Chef Vincent Francoual runs. He runs his 5-month-old baby, Chloé, to daycare. He runs on a treadmill. He runs marathons. He runs around Lake Calhoun, down the Midtown Greenway pushing Chloé in a jogging stroller, and in Ironman races in Coeur d’Alene, Idaho, and in Nice, France. What’s he running from? People, mainly.
“There are so many human factors in a restaurant,” Francoual shrugs, in a very French way. “The customers, the staff, the purveyors. Every day there’s some minor crisis—or some major one. I love to be at my restaurant, but I also need to be alone. It’s a bit taboo in our society to enjoy solitude. But I do. I think in life you know yourself better when you are alone with yourself.”

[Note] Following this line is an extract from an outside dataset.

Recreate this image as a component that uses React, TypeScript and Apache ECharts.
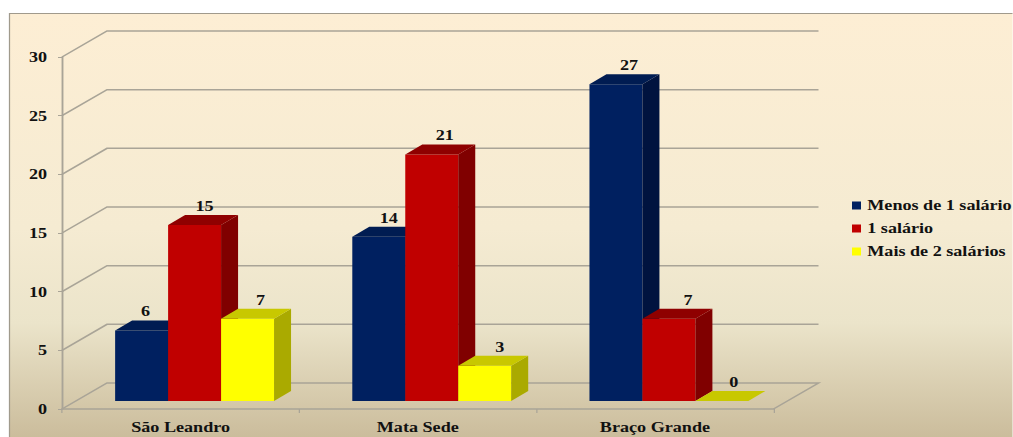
import React, { useEffect, useRef } from "react";
import * as echarts from "echarts";

const categories = ["São Leandro", "Mata Sede", "Braço Grande"];
const menosDe1 = [6, 14, 27];
const um = [15, 21, 7];
const maisDe2 = [7, 3, 0];
const wallTicks = [0, 5, 10, 15, 20, 25, 30];

// The reference's picture is stretched sideways; the chart is drawn narrower and stretched the same way.
const SX = 1.25;
const FONT = "'Liberation Serif'";
const FONT_SIZE = 14.5;
const LINE = "#a9a497";
const WALL_DX = 45 / SX;
const WALL_DY = 26;
const BAR_OFF_X = 14 / SX;
const BAR_OFF_Y = 8;
const DEPTH_X = 17 / SX;
const DEPTH_Y = 10;
const BAR_RATIO = 53 / 237.3;
const labelShifts = [
  [4, 10, 13],
  [10, 13, 19],
  [13, 15, 12],
];

function barSeries(name: string, values: number[], idx: number, front: string, top: string, side: string) {
  return {
    type: "custom",
    name,
    z: 5,
    itemStyle: { color: front },
    data: values.map((v, i) => [i, v]),
    encode: { x: 0, y: 1 },
    renderItem: (_p: any, api: any) => {
      const cat = api.value(0);
      const val = api.value(1);
      const c = api.coord([cat, val]);
      const base = api.coord([cat, 0]);
      const w = api.size([1, 0])[0] * BAR_RATIO;
      const x0 = c[0] + (idx - 1.5) * w + BAR_OFF_X;
      const x1 = x0 + w;
      const yT = c[1] - BAR_OFF_Y;
      const yB = base[1] - BAR_OFF_Y;
      const children: any[] = [];
      if (val > 0) {
        children.push({ type: "rect", shape: { x: x0, y: yT, width: w, height: yB - yT }, style: { fill: front } });
        children.push({
          type: "polygon",
          shape: { points: [[x1, yT], [x1 + DEPTH_X, yT - DEPTH_Y], [x1 + DEPTH_X, yB - DEPTH_Y], [x1, yB]] },
          style: { fill: side },
        });
      }
      children.push({
        type: "polygon",
        shape: { points: [[x0, yT], [x1, yT], [x1 + DEPTH_X, yT - DEPTH_Y], [x0 + DEPTH_X, yT - DEPTH_Y]] },
        style: { fill: top },
      });
      children.push({
        type: "text",
        style: {
          text: String(val),
          x: x0 + w / 2 + labelShifts[idx][cat] / SX,
          y: yT - DEPTH_Y - 9,
          align: "center",
          verticalAlign: "middle",
          font: `bold ${FONT_SIZE}px ${FONT}`,
          fill: "#111",
        },
      });
      return { type: "group", children };
    },
  };
}

export default function App() {
  const ref = useRef<HTMLDivElement>(null);
  useEffect(() => {
    document.body.style.margin = "0";
    const chart = echarts.init(ref.current!, undefined, { renderer: "svg" });
    chart.setOption({
      animation: false,
      backgroundColor: "#ffffff",
      graphic: [
        {
          type: "rect",
          z: -10,
          shape: { x: 9.5 / SX, y: 13.5, width: 1010 / SX, height: 430 },
          style: {
            stroke: "#a09a8c",
            lineWidth: 1,
            fill: {
              type: "linear",
              x: 0,
              y: 0,
              x2: 0,
              y2: 1,
              colorStops: [
                { offset: 0, color: "#fdeed4" },
                { offset: 0.5, color: "#f5ebd2" },
                { offset: 0.72, color: "#ebe4ca" },
                { offset: 1, color: "#c9ba99" },
              ],
            },
          },
        },
      ],
      grid: { left: 62 / SX, right: 239 / SX, top: 57, bottom: 28 },
      legend: {
        orient: "vertical",
        left: 852 / SX,
        top: 198,
        padding: 0,
        itemWidth: 9 / SX,
        itemHeight: 8,
        itemGap: 8,
        icon: "rect",
        textStyle: { fontFamily: FONT, fontWeight: "bold", fontSize: FONT_SIZE, lineHeight: 14, color: "#111" },
        data: ["Menos de 1 salário", "1 salário", "Mais de 2 salários"],
      },
      xAxis: {
        type: "category",
        data: categories,
        axisLine: { lineStyle: { color: LINE, width: 1.5 } },
        axisTick: { show: true, length: 4, alignWithLabel: false, lineStyle: { color: LINE } },
        axisLabel: { fontFamily: FONT, fontWeight: "bold", fontSize: FONT_SIZE, color: "#111", margin: 11 },
      },
      yAxis: {
        type: "value",
        min: 0,
        max: 30,
        interval: 5,
        splitLine: { show: false },
        axisLine: { show: true, lineStyle: { color: LINE, width: 1.5 } },
        axisTick: { show: true, length: 4 / SX, lineStyle: { color: LINE } },
        axisLabel: { fontFamily: FONT, fontWeight: "bold", fontSize: FONT_SIZE, color: "#111", margin: 12 },
      },
      series: [
        {
          type: "custom",
          silent: true,
          z: 1,
          data: wallTicks.map((t) => [0, t]),
          encode: { x: 0, y: 1 },
          renderItem: (p: any, api: any) => {
            const v = api.value(1);
            const c = api.coord([0, v]);
            const left = p.coordSys.x;
            const right = left + p.coordSys.width;
            const pts = [[left, c[1]], [left + WALL_DX, c[1] - WALL_DY], [right + WALL_DX, c[1] - WALL_DY]];
            if (v === 0) pts.push([right, c[1]]);
            return {
              type: "polyline",
              shape: { points: pts },
              style: { stroke: LINE, lineWidth: 1.5, fill: "none" },
            };
          },
        },
        barSeries("Menos de 1 salário", menosDe1, 0, "#002060", "#001c52", "#00133f"),
        barSeries("1 salário", um, 1, "#c00000", "#8f0000", "#800000"),
        barSeries("Mais de 2 salários", maisDe2, 2, "#ffff00", "#c8c800", "#aaaa00"),
      ],
    });
    return () => chart.dispose();
  }, []);
  return (
    <div style={{ position: "fixed", left: 0, top: 0, width: 1013, height: 437, overflow: "hidden" }}>
      <div
        ref={ref}
        style={{ width: 1013 / SX, height: 437, transform: `scaleX(${SX})`, transformOrigin: "0 0" }}
      />
    </div>
  );
}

Most people in the Twin Cities know Francoual for his restaurant—called, with vivid eponymous flourish, Vincent, A Restaurant. The place has white tablecloths and is easy, cool, modern French. “Why do you Minnesotans make such a big deal out of white tablecloths?” Francoual asks. “People ask, ‘If you have a tablecloth, do you have a dress code?’” (The answer is no.) This summer Vincent, A Restaurant will have been open for 13 years, dominating its particular corner on Nicollet Mall with its decorous little signature flowerpots of bread and chilled butter in a way that begins to seem eternal. But, of course, isn’t.
Long before Vincent was a restaurant and a Minneapolis landmark, he was, of course, a man. Vincent the man, who is 45 now, was born in Puy-l’Évêque, a small town in France’s wine country, and he liked it for a while. He enjoyed the three-course chef-made meals served in the state-funded nursery school. “You have a salad or appetizer, one day it’s fish, one day beef, then a yogurt or fruit for dessert,” he says. “There are no allergies. The French understand you either pay for good food or you pay the doctor for your sick body.” As Francoual got bigger and stronger, he joined in the grape harvest at nearby vineyards. He slaughtered pigs with his grandmother. “Making blood sausage—it’s like you’re in the Friday the 13th movie,” he says.
Eventually, though, he tired of small-town life. His parents worked in the post office. “They knew everyone. Everyone,” he says. “They knew before I got home if I did something bad. Nothing against them, but I had to get out.” At 17 Francoual started working in restaurants. When he enlisted for France’s obligatory military service, he had enough kitchen experience that he was assigned to cook for officers in Paris. This set him on a globetrotting path that landed him at one of the best restaurants in the world: New York City’s Le Bernardin, where he ascended to the second most important position in the restaurant: sous-chef.
From that lofty perch, Francoual came to Minnesota—for love but also to open his own restaurant. Then he became acclaimed, and increasingly self-interrogating about his acclaim, which is to say, increasingly Minnesotan. “Even when I speak French at home now they say I have an American accent. It is really annoying. Really annoying,” he says. “I get annoyed if an American restaurant has a French name and unrecognizable food. But then I go to France and find myself telling them that America is not so bad. The whole time, everyone in France and here is telling me my accent is not right—it’s schizophrenic. That’s why I get grumpy.” So he runs.
When he runs, Francoual thinks about what’s going wrong and what’s right. On the wrong side: fear and marketing. “We live more and more in a society of fear,” he says. “Fear of doing the wrong thing, fear of getting hit by a car. When I get on my bike people say, ‘Be careful!’” He shakes his head over the inanity. On the positive side, Francoual feels that each day his restaurant is getting better, because he has set a goal of being smarter every day, in business, spirituality, or health, than he was the day before.
He has also learned the lesson of not micromanaging. “When I first opened Vincent, I was very micromanagey. You can’t do that. It doesn’t work. If you micromanage, they don’t learn how to fix it, and it becomes a vicious circle,” he says. He is attempting to apply his management of micromanagement to parenthood. “This is my number one rule with parenting: We leave the baby alone.” That said, he admits to running out of work three times a shift to visit Chloé. “This baby is my new Ironman,” he says. “Ironman—it’s 13 hours by yourself. It’s a bit like life. It’s your own race against yourself. You cannot worry about the guy in front of you. You can only worry if you can keep up to yourself.”
Happily, Francoual can just keep up to himself, if he runs fast enough.